- WHAT TO DO:
Go over the entries below line by line, copying each one that contains the word "this".

- MATERIAL SUPPLIED:

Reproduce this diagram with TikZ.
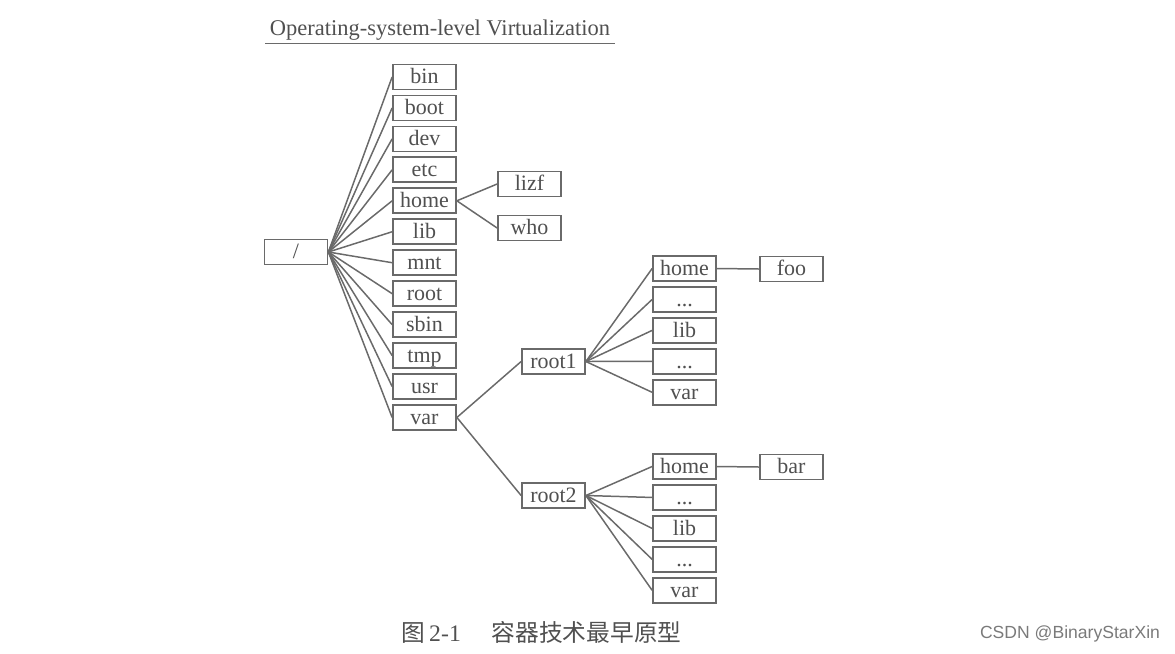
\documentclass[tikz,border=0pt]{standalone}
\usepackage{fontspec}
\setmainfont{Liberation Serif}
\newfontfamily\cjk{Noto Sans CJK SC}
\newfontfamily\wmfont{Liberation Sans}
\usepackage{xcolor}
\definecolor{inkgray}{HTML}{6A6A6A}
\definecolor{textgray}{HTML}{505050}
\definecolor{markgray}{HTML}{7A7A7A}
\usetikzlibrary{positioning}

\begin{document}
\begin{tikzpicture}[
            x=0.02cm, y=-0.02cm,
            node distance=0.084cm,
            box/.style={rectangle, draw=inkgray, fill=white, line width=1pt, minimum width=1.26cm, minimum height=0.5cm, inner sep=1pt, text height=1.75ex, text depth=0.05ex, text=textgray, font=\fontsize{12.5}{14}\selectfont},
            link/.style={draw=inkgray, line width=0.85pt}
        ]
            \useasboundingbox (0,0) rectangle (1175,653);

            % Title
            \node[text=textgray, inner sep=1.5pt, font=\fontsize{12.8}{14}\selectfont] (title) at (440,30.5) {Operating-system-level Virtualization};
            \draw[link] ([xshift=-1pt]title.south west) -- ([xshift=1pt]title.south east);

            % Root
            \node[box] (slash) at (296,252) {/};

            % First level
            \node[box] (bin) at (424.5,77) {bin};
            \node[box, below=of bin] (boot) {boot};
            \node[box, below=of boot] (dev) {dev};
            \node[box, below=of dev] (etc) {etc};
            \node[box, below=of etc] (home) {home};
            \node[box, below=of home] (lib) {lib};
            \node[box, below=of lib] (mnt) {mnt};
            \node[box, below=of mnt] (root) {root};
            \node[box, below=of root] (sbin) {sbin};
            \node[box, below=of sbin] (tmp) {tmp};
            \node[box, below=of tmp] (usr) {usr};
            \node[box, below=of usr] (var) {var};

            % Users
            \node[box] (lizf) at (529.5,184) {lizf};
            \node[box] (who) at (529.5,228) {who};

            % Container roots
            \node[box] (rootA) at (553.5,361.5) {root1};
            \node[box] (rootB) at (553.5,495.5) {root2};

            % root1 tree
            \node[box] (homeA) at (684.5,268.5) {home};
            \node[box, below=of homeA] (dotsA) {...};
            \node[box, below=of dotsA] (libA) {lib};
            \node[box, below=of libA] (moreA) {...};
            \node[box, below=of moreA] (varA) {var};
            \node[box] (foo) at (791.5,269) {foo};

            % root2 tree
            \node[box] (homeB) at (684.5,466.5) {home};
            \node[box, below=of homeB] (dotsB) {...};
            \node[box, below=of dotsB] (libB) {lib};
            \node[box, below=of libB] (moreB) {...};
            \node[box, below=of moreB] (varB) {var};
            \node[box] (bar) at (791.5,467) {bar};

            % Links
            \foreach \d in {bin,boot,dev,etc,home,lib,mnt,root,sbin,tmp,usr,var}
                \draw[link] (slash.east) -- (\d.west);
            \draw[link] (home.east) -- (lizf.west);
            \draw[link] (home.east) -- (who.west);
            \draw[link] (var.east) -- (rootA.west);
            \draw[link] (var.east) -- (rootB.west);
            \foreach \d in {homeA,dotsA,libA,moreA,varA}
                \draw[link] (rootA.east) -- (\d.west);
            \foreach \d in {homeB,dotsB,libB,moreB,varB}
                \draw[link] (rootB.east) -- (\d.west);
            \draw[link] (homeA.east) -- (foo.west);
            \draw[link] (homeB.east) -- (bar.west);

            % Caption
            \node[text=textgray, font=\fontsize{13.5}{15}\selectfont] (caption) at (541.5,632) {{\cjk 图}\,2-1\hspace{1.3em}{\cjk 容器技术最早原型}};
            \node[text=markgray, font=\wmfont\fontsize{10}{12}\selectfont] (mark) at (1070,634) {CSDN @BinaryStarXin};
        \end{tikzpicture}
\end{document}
---
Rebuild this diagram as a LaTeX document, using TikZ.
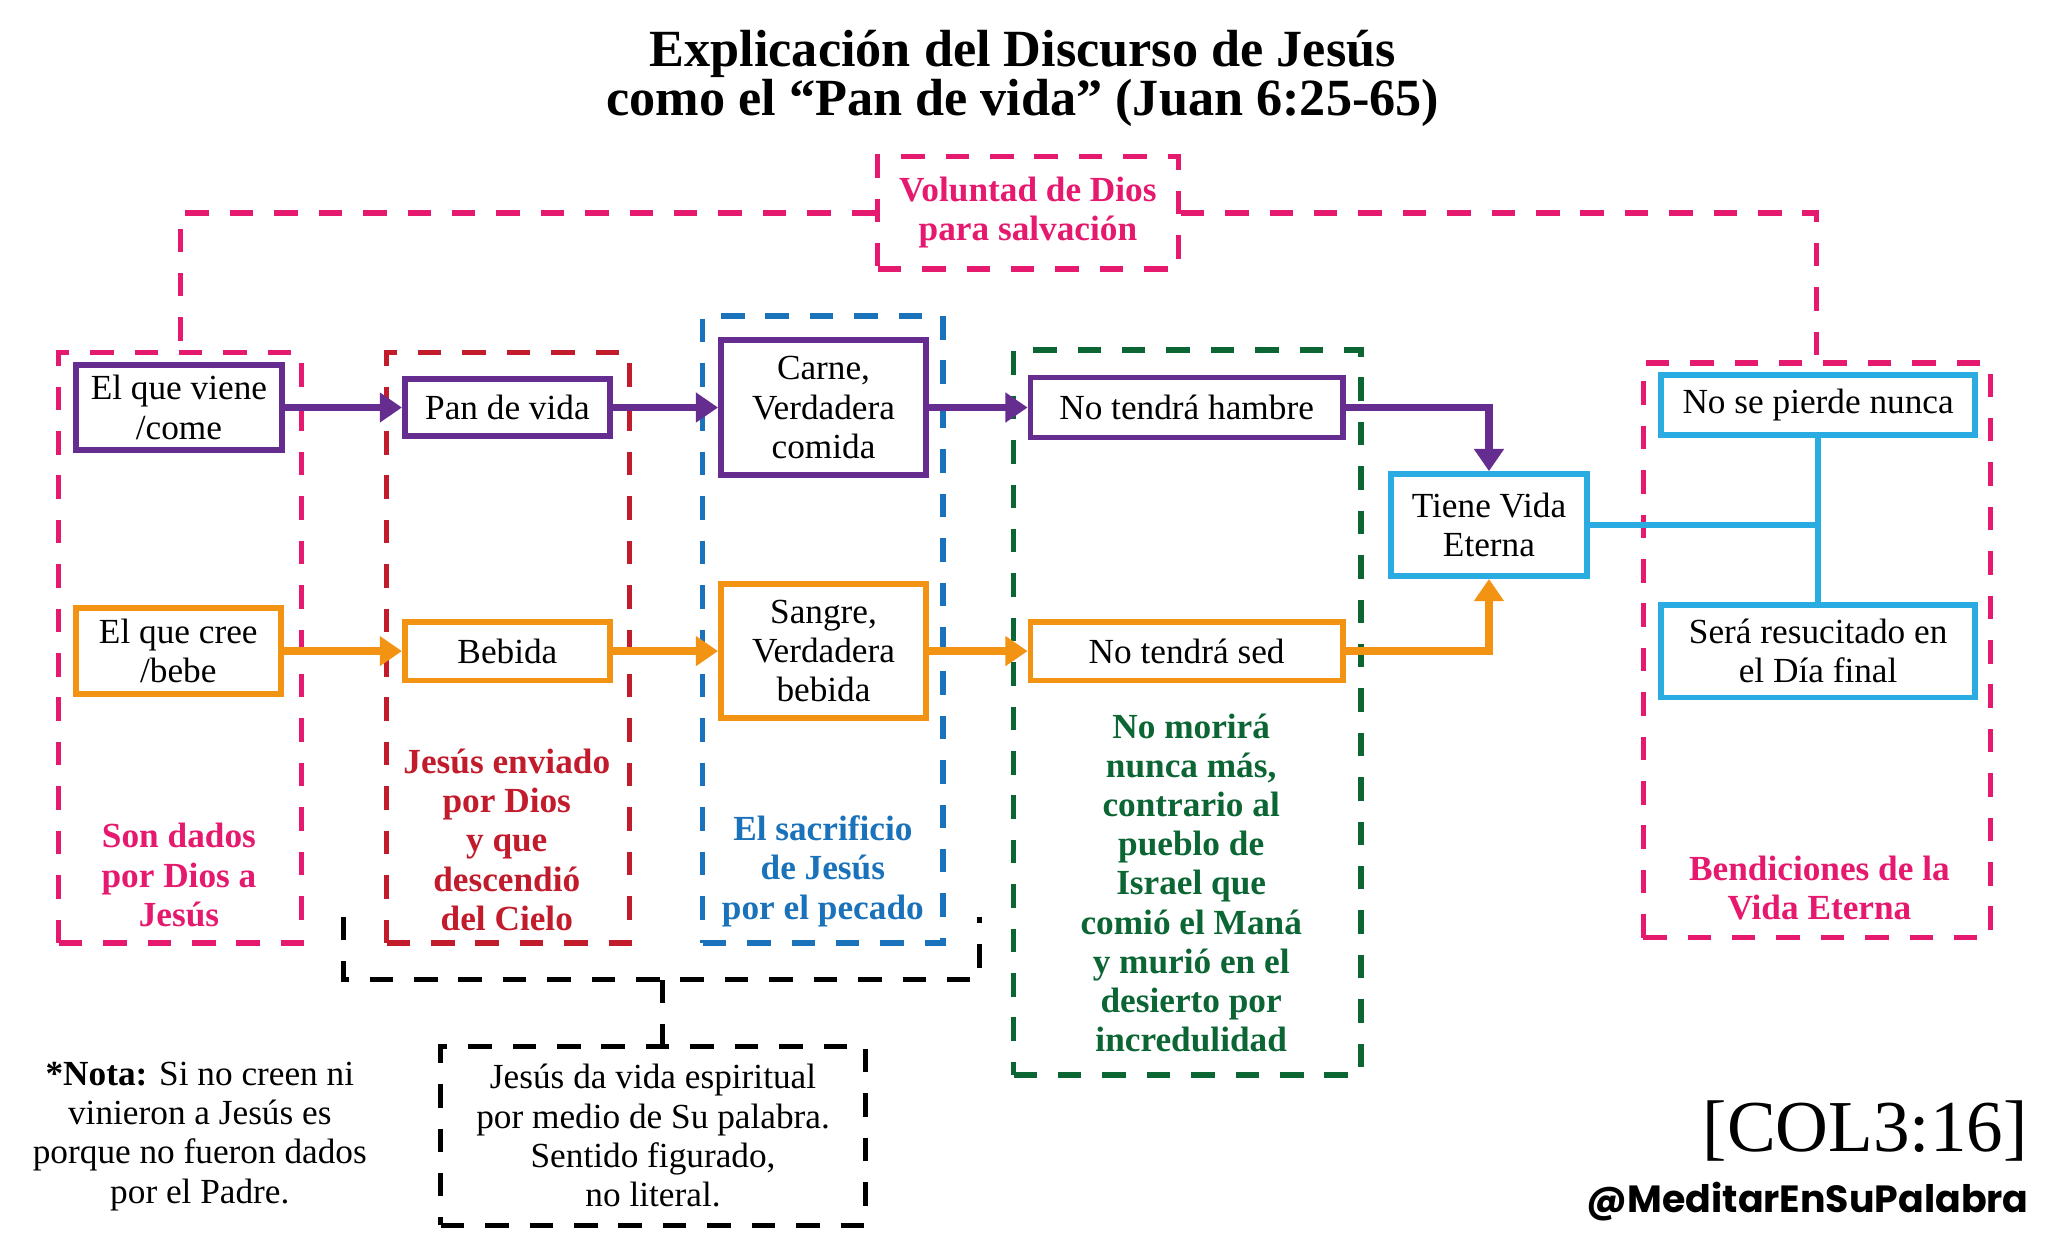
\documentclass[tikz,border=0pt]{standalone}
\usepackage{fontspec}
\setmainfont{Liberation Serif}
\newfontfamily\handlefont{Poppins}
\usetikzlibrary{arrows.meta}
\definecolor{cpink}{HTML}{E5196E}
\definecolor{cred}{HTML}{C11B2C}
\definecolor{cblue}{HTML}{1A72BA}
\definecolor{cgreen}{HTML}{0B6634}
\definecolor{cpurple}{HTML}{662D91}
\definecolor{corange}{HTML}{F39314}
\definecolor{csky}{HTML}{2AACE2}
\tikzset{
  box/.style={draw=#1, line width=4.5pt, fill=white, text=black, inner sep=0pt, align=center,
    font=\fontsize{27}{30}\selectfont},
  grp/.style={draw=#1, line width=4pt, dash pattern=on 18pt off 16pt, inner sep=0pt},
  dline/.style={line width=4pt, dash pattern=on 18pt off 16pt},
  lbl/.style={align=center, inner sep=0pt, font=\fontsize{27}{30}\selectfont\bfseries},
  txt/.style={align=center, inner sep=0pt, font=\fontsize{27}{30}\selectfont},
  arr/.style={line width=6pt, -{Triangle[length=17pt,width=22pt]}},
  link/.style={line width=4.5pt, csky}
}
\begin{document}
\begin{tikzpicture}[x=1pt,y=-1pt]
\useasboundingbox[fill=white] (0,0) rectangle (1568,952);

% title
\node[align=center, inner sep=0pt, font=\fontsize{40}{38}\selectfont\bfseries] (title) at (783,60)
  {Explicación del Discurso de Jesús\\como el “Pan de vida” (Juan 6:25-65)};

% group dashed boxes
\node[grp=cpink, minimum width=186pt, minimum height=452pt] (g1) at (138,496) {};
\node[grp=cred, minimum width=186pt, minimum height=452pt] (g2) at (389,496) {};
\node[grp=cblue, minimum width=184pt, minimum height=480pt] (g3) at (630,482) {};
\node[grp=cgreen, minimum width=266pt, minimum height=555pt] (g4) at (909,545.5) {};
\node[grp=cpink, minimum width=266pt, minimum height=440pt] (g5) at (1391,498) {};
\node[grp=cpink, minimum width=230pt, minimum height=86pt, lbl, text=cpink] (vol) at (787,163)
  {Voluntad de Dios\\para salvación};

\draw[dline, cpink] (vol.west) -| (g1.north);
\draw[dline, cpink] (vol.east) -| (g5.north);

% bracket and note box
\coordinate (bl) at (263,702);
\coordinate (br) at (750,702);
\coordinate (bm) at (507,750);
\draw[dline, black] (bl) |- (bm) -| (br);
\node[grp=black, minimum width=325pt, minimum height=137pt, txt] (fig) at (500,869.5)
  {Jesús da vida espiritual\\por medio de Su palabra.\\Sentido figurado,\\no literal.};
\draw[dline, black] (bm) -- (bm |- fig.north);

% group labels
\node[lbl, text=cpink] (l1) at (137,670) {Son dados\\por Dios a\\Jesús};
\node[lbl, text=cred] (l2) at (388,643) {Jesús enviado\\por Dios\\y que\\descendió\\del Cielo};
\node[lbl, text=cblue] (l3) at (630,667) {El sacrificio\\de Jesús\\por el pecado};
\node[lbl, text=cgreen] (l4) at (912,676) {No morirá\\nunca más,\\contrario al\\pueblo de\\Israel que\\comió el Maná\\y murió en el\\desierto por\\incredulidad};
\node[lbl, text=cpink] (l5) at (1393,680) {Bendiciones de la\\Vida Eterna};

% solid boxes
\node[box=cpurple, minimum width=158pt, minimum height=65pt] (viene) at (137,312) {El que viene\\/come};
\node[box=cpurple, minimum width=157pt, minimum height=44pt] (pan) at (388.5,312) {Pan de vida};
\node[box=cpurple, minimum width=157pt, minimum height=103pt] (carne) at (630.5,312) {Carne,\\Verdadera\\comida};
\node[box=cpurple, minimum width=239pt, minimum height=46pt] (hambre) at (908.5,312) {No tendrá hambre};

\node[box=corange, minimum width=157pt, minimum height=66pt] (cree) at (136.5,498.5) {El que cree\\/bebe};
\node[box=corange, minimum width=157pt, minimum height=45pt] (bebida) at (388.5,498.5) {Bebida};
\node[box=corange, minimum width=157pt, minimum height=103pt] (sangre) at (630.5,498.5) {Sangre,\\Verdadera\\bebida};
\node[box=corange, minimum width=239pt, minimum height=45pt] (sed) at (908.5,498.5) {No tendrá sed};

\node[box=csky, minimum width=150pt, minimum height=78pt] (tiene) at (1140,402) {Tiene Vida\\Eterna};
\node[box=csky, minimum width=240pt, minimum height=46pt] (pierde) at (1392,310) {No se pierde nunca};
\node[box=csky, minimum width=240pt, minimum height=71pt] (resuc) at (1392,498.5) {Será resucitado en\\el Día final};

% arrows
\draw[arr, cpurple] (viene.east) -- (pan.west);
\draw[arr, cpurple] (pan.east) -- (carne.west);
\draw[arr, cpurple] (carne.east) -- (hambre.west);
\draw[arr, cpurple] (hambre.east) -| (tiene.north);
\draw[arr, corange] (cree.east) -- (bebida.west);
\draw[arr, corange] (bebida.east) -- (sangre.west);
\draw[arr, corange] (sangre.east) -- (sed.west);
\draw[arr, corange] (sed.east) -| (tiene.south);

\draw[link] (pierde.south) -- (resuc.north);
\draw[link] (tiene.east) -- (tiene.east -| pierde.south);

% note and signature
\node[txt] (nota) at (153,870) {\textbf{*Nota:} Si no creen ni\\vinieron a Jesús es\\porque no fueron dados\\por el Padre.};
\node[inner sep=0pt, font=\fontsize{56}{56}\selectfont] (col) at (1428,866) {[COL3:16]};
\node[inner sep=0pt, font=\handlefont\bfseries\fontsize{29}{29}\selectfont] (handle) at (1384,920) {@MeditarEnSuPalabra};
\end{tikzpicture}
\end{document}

- THE REPLY:
Reproduce this diagram with TikZ.
Rebuild this diagram as a LaTeX document, using TikZ.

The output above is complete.